Selain itu, untuk menjadi pribadi
mandiri, seorang anak juga perlu mendapat kesempatan berlatih secara konsisten
mengerjakan sesuatu sendiri atau membiasakannya melakukan sendiri tugas-tugas
yang sesuai dengan tahapan usianya. Orangtua atau lingkungan tidak perlu bersikap terlalu cemas,
terlalu melindungi, terlalu membantu atau bahkan selalu mengambil alih
tugas-tugas yang seharusnya dilakukan anak, karena hal ini dapat menghambat
proses pencapaian kemandirian anak. Kesempatan untuk belajar mandiri dapat
diberikan orangtua atau lingkungan dengan memberikan kebebasan dan kepercayaan
pada anak untuk melakukan tugas-tugas perkembangannya. Namun demikian peran
orangtua atau lingkungan dalam mengawasi, membimbing, mengarahkan dan memberi
contoh teladan tetap sangat diperlukan, agar anak tetap berada dalam kondisi
atau situasi yang tidak membahayakan keselamatannya. Bagi anak-anak usia dini,
latihan kemandirian ini bisa dilakukan dengan cara melibatkan anak dalam
kegiatan praktis sehari-hari di rumah, seperti melatih anak mengambil air
minumnya sendiri, melatih anak untuk membersihkan kamar tidurnya sendiri,
melatih anak buang air kecil sendiri, melatih anak menyuap makanannya sendiri,
melatih anak untuk naik dan turun tangga sendiri, dan sebagainya.
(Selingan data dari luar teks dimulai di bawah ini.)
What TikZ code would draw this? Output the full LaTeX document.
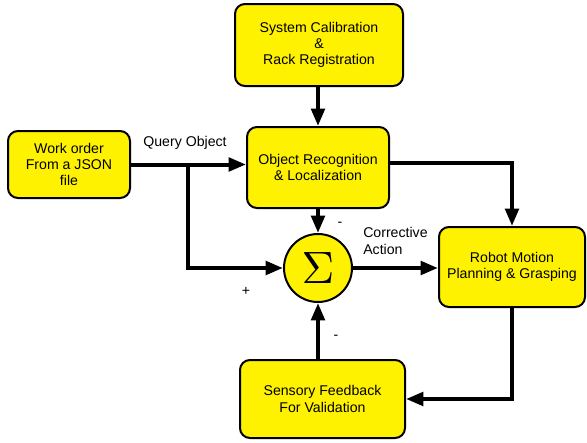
\documentclass[tikz,border=0pt]{standalone}
\usepackage{fontspec}
\setmainfont{Liberation Sans}
\usetikzlibrary{arrows.meta}

\tikzset{
  block/.style={draw, line width=1.5pt, fill=yellow, rounded corners=7.5pt,
    align=center, font=\fontsize{10.6}{12.2}\selectfont},
  flow/.style={line width=3pt, -{Triangle[length=13pt,width=10pt]}},
  tag/.style={font=\fontsize{10.6}{12.2}\selectfont, inner sep=0pt},
}

\begin{document}
\begin{tikzpicture}[x=0.75pt,y=-0.75pt]
\useasboundingbox (0,0) rectangle (587,443);

% blocks
\node[block, minimum width=126pt, minimum height=61.5pt] (calib) at (319,45)
  {System Calibration\\\&\\Rack Registration};
\node[block, minimum width=91.5pt, minimum height=50.25pt] (work) at (69,164.5)
  {Work order\\From a JSON\\file};
\node[block, minimum width=106.5pt, minimum height=60.75pt] (rec) at (318,167.5)
  {Object Recognition\\\& Localization};
\node[block, minimum width=109.5pt, minimum height=60pt] (robot) at (512,267)
  {Robot Motion\\Planning \& Grasping};
\node[block, minimum width=123.75pt, minimum height=58.5pt] (sens) at (322.5,399)
  {Sensory Feedback\\For Validation};
\node[draw, circle, line width=1.5pt, fill=yellow, minimum size=51pt, inner sep=0pt]
  (sum) at (318,268) {\scalebox{3.4}{$\Sigma$}};

% labels
\node[tag] (query) at (185,143) {Query Object};
\node[tag, align=left, anchor=west] (corr) at (363,241) {Corrective\\Action};
\node[tag] (plus) at (246,291) {+};
\node[tag] (minusA) at (340,224) {-};
\node[tag] (minusB) at (336,337) {-};

% connectors
\coordinate (split) at (188,165);
\draw[flow] (calib.south -| rec) -- (rec.north);
\draw[flow] (work.east) -- (work.east -| rec.west);
\draw[flow] (split) |- (sum.west);
\draw[flow] (rec.south) -- (sum.north);
\draw[flow] ([yshift=3.4pt]rec.east) -| (robot.north);
\draw[flow] (sum.east) -- (sum.east -| robot.west);
\draw[flow] (robot.south) |- (sens.east);
\draw[flow] (sens.north -| sum) -- (sum.south);
\end{tikzpicture}
\end{document}
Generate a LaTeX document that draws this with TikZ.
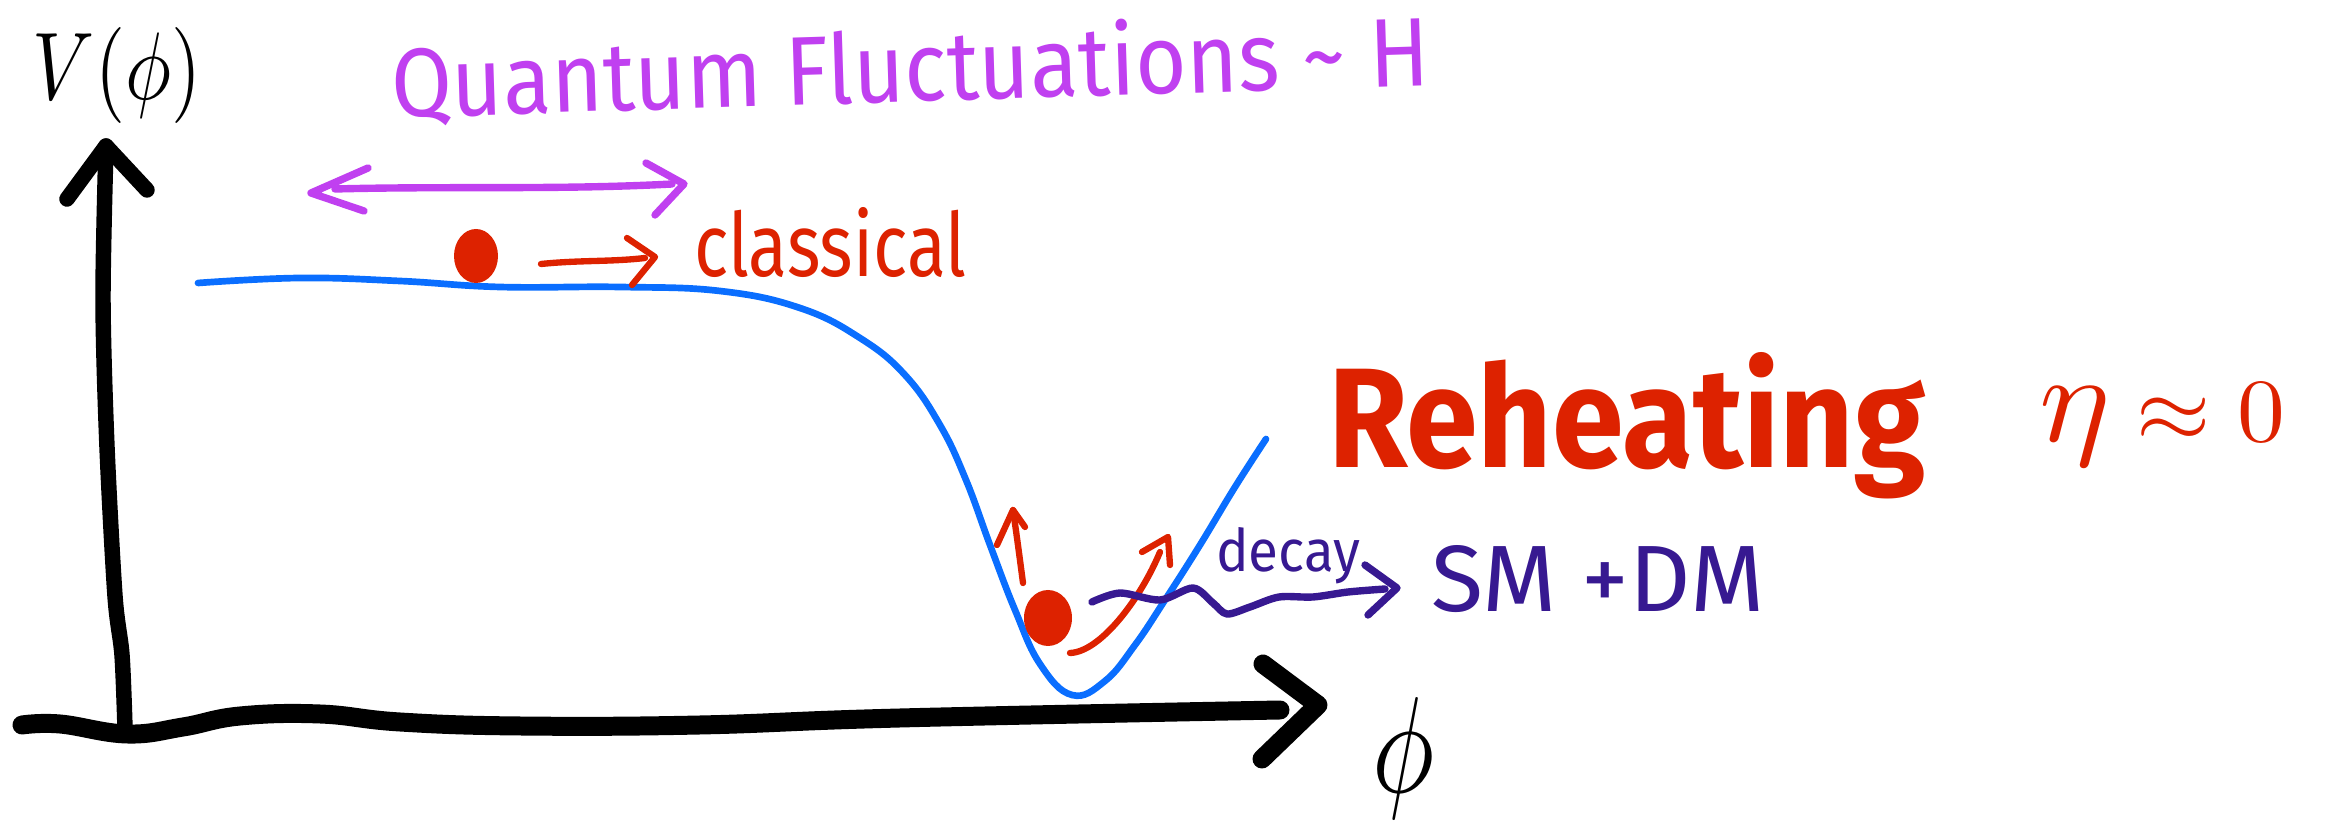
\documentclass[tikz,border=0pt]{standalone}
\usepackage{fontspec}
\setmainfont{Fira Sans}
\usepackage{graphicx}
\definecolor{qpurple}{RGB}{192,64,240}
\definecolor{sred}{RGB}{221,34,0}
\definecolor{sblue}{RGB}{10,110,255}
\definecolor{dpurple}{RGB}{55,25,145}
\tikzset{
  yax/.style={line width=4.4pt, line cap=round, line join=round, black},
  xax/.style={line width=5.4pt, line cap=round, line join=round, black},
  potline/.style={line width=1.9pt, sblue, line cap=round},
  purln/.style={line width=2.1pt, qpurple, line cap=round, line join=round},
  redln/.style={line width=1.8pt, sred, line cap=round, line join=round},
  wavln/.style={line width=2.1pt, dpurple, line cap=round, line join=round},
  lbl/.style={anchor=base west, inner sep=0pt, outer sep=0pt}
}
\begin{document}
\begin{tikzpicture}[x=0.01cm,y=-0.01cm]
\useasboundingbox (0,0) rectangle (2335,825);

% axes
\coordinate (ytop) at (106,146);
\coordinate (ybot) at (125,728);
\draw[yax] plot[smooth] coordinates {(ybot) (122,655) (115,596) (107,447) (103,300) (ytop)};
\draw[yax] (67,199) -- (ytop) -- (147,190);

\coordinate (xstart) at (22,725);
\coordinate (xend) at (1280,710);
\coordinate (xtip) at (1318,705);
\draw[xax] plot[smooth, tension=0.7] coordinates {(xstart) (60,724) (127,734) (183,727) (240,716) (320,714) (400,722) (520,726) (700,725) (900,718) (xend)};
\draw[xax] (1263,664) -- (xtip) -- (1262,759);

% labels on axes
\node[lbl] (vlabel) at (33,100) {\resizebox{1.68cm}{0.72cm}{$V(\phi)$}};
\node[inner sep=0pt] (phi) at (1404,758) {\resizebox{0.62cm}{0.95cm}{$\phi$}};

% potential
\draw[potline] plot[smooth, tension=0.7] coordinates {(198,283) (300,278) (400,281) (500,287) (620,287) (720,291) (800,308) (860,338) (905,375) (940,425) (966,480) (990,545) (1015,610) (1040,664) (1072,695) (1105,681) (1135,645) (1165,600) (1200,545) (1235,487) (1266,439)};

% quantum fluctuations
\node[lbl, text=qpurple, rotate=1.8] (qf) at (392,118) {\resizebox{10.38cm}{0.76cm}{Quantum Fluctuations \textasciitilde{} H}};
\coordinate (qa) at (311,193);
\coordinate (qb) at (684,184);
\draw[purln] (335,189) .. controls (450,186) and (560,190) .. (672,184);
\draw[purln] (368,168) -- (qa) -- (364,211);
\draw[purln] (646,163) -- (qb) -- (655,215);

% classical
\coordinate (dot1) at (476,256);
\fill[sred] (dot1) ellipse [x radius=22, y radius=27];
\coordinate (c1s) at (541,264);
\coordinate (c1e) at (655,257);
\draw[redln] (c1s) .. controls (580,260) and (610,262) .. (645,258);
\draw[redln] (627,238) -- (c1e) -- (632,285);
\node[lbl, text=sred] (cl) at (694,277) {\resizebox{2.72cm}{0.69cm}{classical}};

% reheating
\coordinate (dot2) at (1048,618);
\fill[sred] (dot2) ellipse [x radius=24, y radius=28];
\coordinate (upt) at (1013,510);
\draw[redln] (1023,583) .. controls (1020,560) and (1016,530) .. (upt);
\draw[redln] (997,545) -- (upt) -- (1025,527);
\coordinate (crt) at (1168,537);
\draw[redln] (1070,653) .. controls (1100,652) and (1140,600) .. (1160,552);
\draw[redln] (1142,552) -- (crt) -- (1170,565);

\coordinate (wtip) at (1397,588);
\draw[wavln] plot[smooth] coordinates {(1092,602) (1120,593) (1160,600) (1193,588) (1213,603) (1227,614) (1250,607) (1279,597) (1313,597) (1348,592) (1385,589)};
\draw[wavln] (1365,565) -- (wtip) -- (1368,615);
\node[lbl, text=dpurple] (decay) at (1216,572) {\resizebox{1.44cm}{0.44cm}{decay}};
\node[lbl, text=dpurple] (smdm) at (1431,612) {\resizebox{3.33cm}{0.66cm}{SM +DM}};

\node[lbl, text=sred] (reh) at (1328,468) {\resizebox{5.97cm}{1.15cm}{\bfseries Reheating}};
\node[lbl, text=sred] (eta) at (2039,442) {\resizebox{2.46cm}{0.58cm}{$\scalebox{1.4}{$\eta$}\approx0$}};
\end{tikzpicture}
\end{document}
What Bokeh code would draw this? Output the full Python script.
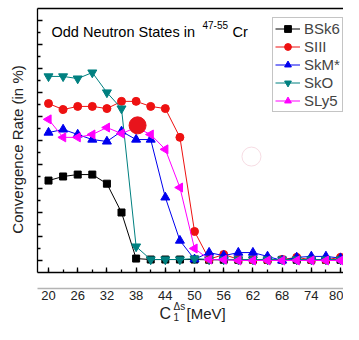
import math
from bokeh.plotting import figure
from bokeh.models import Range1d, LinearAxis, FixedTicker, Label, Legend, LegendItem
from bokeh.embed import file_html
from bokeh.resources import INLINE

# ---------------- data ----------------
c1_mev = [20, 23, 26, 29, 32, 35, 38, 41, 44, 47, 50, 53, 56, 59, 62, 65, 68, 71, 74, 77, 80]
bsk6 = [33.3, 35.0, 35.8, 35.8, 32.0, 20.0, 0.8, 0.4, 0.4, 0.4, 0.4, 0.3, 0.3, 0.3, 0.3, 0.3, 0.3, 0.3, 0.3, 0.3, 0.3]
siii = [65.4, 62.9, 64.2, 64.2, 63.3, 66.3, 66.3, 64.2, 63.3, 51.3, 12.1, 0.5, 2.5, 0.5, 0.3, 0.3, 0.4, 1.3, 0.3, 0.3, 1.3]
skm = [53.3, 54.6, 52.5, 50.4, 49.6, 53.8, 50.4, 50.4, 26.3, 8.3, 0.5, 3.3, 2.0, 3.3, 3.3, 1.7, 0.0, 1.3, 1.7, 1.7, 1.0]
sko = [76.7, 76.7, 75.8, 78.3, 70.0, 63.3, 5.8, 0.4, 0.4, 0.4, 0.8, 0.4, 0.4, 0.4, 0.4, 0.4, 0.4, 0.4, 0.4, 0.4, 0.4]
sly5 = [58.8, 51.3, 51.3, 52.5, 55.4, 52.9, 55.4, 52.5, 46.3, 30.4, 5.0, 0.4, 0.3, 0.0, 0.0, 0.0, 0.0, 0.0, 0.0, 0.0, 0.0]
series_names = ["BSk6", "SIII", "SkM*", "SkO", "SLy5"]
x_tick_labels = [20, 26, 32, 38, 44, 50, 56, 62, 68, 74, 80]
y_major = [0, 10, 20, 30, 40, 50, 60, 70, 80, 90, 100]
y_minor = [5, 15, 25, 35, 45, 55, 65, 75, 85, 95]
# highlighted point (big red dot) and faint circle
mark_x = [38.3]
mark_y = [56.3]
faint_x = [61.7]
faint_y = [43.3]

FONT = "Liberation Sans"

# axis-box geometry (data units)
X0, X1 = 10.137, 80.61       # whole canvas width
Y0, Y1 = -26.67, 108.33      # whole canvas height
BOX_L, BOX_B, BOX_T = 17.74, -5.0, 105.0
GRAY_Y = -11.67

p = figure(width=343, height=324, output_backend="svg", toolbar_location=None,
           x_range=Range1d(X0, X1), y_range=Range1d(Y0, Y1),
           x_axis_type=None, y_axis_type=None,
           min_border_left=0, min_border_right=0, min_border_top=0, min_border_bottom=0)
p.outline_line_color = None
p.background_fill_color = "white"

def hidden_labels(ax):
    ax.major_label_text_color = None
    ax.major_label_standoff = 0

# bottom axis with inward ticks
ax_in = LinearAxis(ticker=FixedTicker(ticks=x_tick_labels, minor_ticks=c1_mev),
                   fixed_location=BOX_B, bounds=(BOX_L, X1),
                   axis_line_color="black", axis_line_width=1.3,
                   major_tick_in=5, major_tick_out=0, minor_tick_in=3, minor_tick_out=0,
                   major_tick_line_width=1.3, minor_tick_line_width=1.3)
hidden_labels(ax_in)
p.add_layout(ax_in, "below")
# label axis with gray line
ax_lab = LinearAxis(ticker=FixedTicker(ticks=x_tick_labels),
                    fixed_location=GRAY_Y, bounds=(BOX_L, X1),
                    axis_line_color="#b4b4b4", axis_line_width=1.5,
                    major_tick_in=0, major_tick_out=0, minor_tick_in=0, minor_tick_out=0,
                    major_label_text_font_size="13px", major_label_text_font=FONT,
                    major_label_text_color="#222222", major_label_standoff=2)
p.add_layout(ax_lab, "below")
# left axis
ay = LinearAxis(ticker=FixedTicker(ticks=y_major, minor_ticks=y_minor),
                fixed_location=BOX_L, bounds=(BOX_B, BOX_T),
                axis_line_color="black", axis_line_width=1.3,
                major_tick_in=5, major_tick_out=0, minor_tick_in=3, minor_tick_out=0,
                major_tick_line_width=1.3, minor_tick_line_width=1.3)
hidden_labels(ay)
p.add_layout(ay, "left")
# top line
at = LinearAxis(ticker=FixedTicker(ticks=[]), fixed_location=BOX_T, bounds=(BOX_L, X1),
                axis_line_color="black", axis_line_width=1.3,
                major_tick_in=0, major_tick_out=0, minor_tick_in=0, minor_tick_out=0)
hidden_labels(at)
p.add_layout(at, "above")

styles = [
    (bsk6, "black", "square", 7, 0.0),
    (siii, "#ee1111", "circle", 8, 0.0),
    (skm, "#0000ee", "triangle", 9, 0.0),
    (sko, "#008080", "inverted_triangle", 9, 0.0),
    (sly5, "#ff00ff", "triangle", 9, math.pi / 2),
]
items = []
for (ys, col, mk, sz, ang), name in zip(styles, series_names):
    ln = p.line(c1_mev, ys, line_color=col, line_width=1)
    sc = p.scatter(c1_mev, ys, marker=mk, size=sz, fill_color=col, line_color=col, angle=ang)
    items.append(LegendItem(label=name, renderers=[ln, sc]))

p.scatter(faint_x, faint_y, marker="circle", size=19, fill_color=None, line_color="#f7dde4", line_width=1)
p.scatter(mark_x, mark_y, marker="circle", size=17, fill_color="#e8141c", line_color="#e8141c")

legend = Legend(items=items, location=(272, 212), orientation="vertical",
                glyph_width=25, glyph_height=17, label_height=17, spacing=1, padding=2,
                label_standoff=4, label_text_font_size="15px", label_text_font=FONT,
                border_line_color="#8a8a8a", border_line_width=1,
                background_fill_color="white", background_fill_alpha=1, margin=0)
p.add_layout(legend, "center")

# title text
p.add_layout(Label(x=20.61, y=95, text="Odd Neutron States in", text_font=FONT,
                   text_font_size="14.5px", text_color="black", text_baseline="alphabetic"))
p.add_layout(Label(x=51.64, y=98.33, text="47-55", text_font=FONT,
                   text_font_size="10px", text_color="black", text_baseline="alphabetic"))
p.add_layout(Label(x=57.8, y=95, text="Cr", text_font=FONT,
                   text_font_size="14.5px", text_color="black", text_baseline="alphabetic"))

# y axis label
p.add_layout(Label(x=13.63, y=46.25, text="Convergence Rate (in %)", angle=math.pi / 2,
                   text_align="center", text_baseline="middle", text_font=FONT,
                   text_font_size="15px", text_color="#222222"))

# x axis label
p.add_layout(Label(x=42.80, y=-22.08, text="C", text_font=FONT, text_font_size="16px",
                   text_color="#222222", text_baseline="alphabetic"))
p.add_layout(Label(x=45.68, y=-19.17, text="Δs", text_font=FONT, text_font_size="10px",
                   text_color="#222222", text_baseline="alphabetic"))
p.add_layout(Label(x=45.68, y=-23.75, text="1", text_font=FONT, text_font_size="10px",
                   text_color="#222222", text_baseline="alphabetic"))
p.add_layout(Label(x=48.35, y=-22.08, text="[MeV]", text_font=FONT, text_font_size="15px",
                   text_color="#222222", text_baseline="alphabetic"))

open("out.html", "w").write(file_html(p, INLINE))
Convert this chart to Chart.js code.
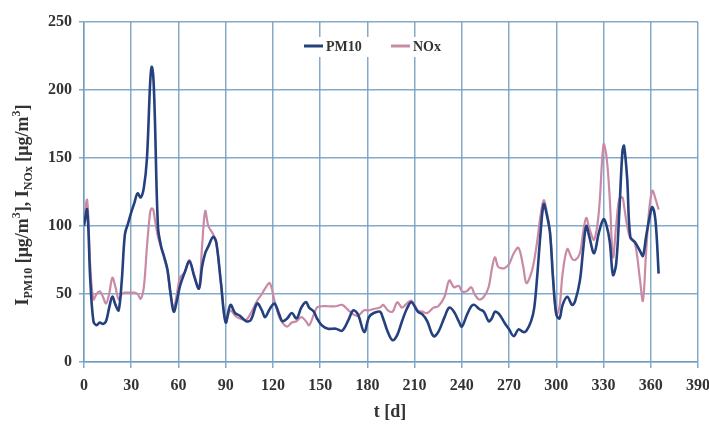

Selain bersikap positif dan selalu mendukung anak, praktek
kemandirian juga perlu diajarkan kepada anak melalui materi ketrampilan
hidup dengan konsep-konsep sederhana. Seperti contoh: si anak diajarkan untuk
mengerti bahwa semua barang miliknya (sepatu, mainan, boneka, buku
cerita dll) diperoleh karena orangtua bekerja untuk mndapatkan
penghasilan supaya mampu membeli semua yang dia butuhkan. Karena itu,
perlu adanya sikap tegas terhadap anak bahwa tidak semua yang dia inginkan
harus dipenuhi pada saat itu juga. Perlu ada waktu menunggu atau
mengajarkan si anak untuk menabung terlebih dahulu sebelum membeli sesuatu.
Dengan konsep seperti itu, dalam diri anak akan tertanam nilai untuk menghargai
jerih payah orang tua sekaligus belajar menjadi pribadi mandiri. Materi yang
bersifat akademis bisa dikatakan sebagai salah satu dari sekian banyak mata
pelajaran yang harus dipelajari anak. Yang utama adalah ketrampilan anak untuk
menjadi seorang yang mandiri. Banyak manfaatnya jika pelajaran mengenai
kemandirian diberikan pada anak usia dini. Tidak hanya teori, melainkan
mengajak anak untuk mempraktekannya dengan konsep-konsep sederhana tanpa harus
menunggu lulus SMA atau lulus Perguruan Tinggi. Tentu hasilnya akan lebih
efektif dan maksimal jika hal itu diajarkan pada usia dini.
Semakin dini usia anak untuk berlatih
mandiri dalam melakukan tugas-tugas perkembangannya, diharapkan nilai-nilai
serta ketrampilan mandiri akan lebih mudah dikuasai dan dapat tertanam kuat
dalam diri anak. Untuk menjadi pribadi mandiri, memang diperlukan suatu proses
atau usaha yang dimulai dari melakukan tugas-tugas yang sederhana sampai
akhirnya dapat menguasai ketrampilan-ketrampilan yang lebih kompleks atau lebih
menantang, yang membutuhkan tingkat penguasaan motorik dan mental yang lebih
tinggi. Dalam proses untuk membantu anak menjadi pribadi mandiri itulah
diperlukan sikap bijaksana orangtua atau lingkungan agar anak dapat terus
termotivasi dalam meningkatkan kemandiriannya.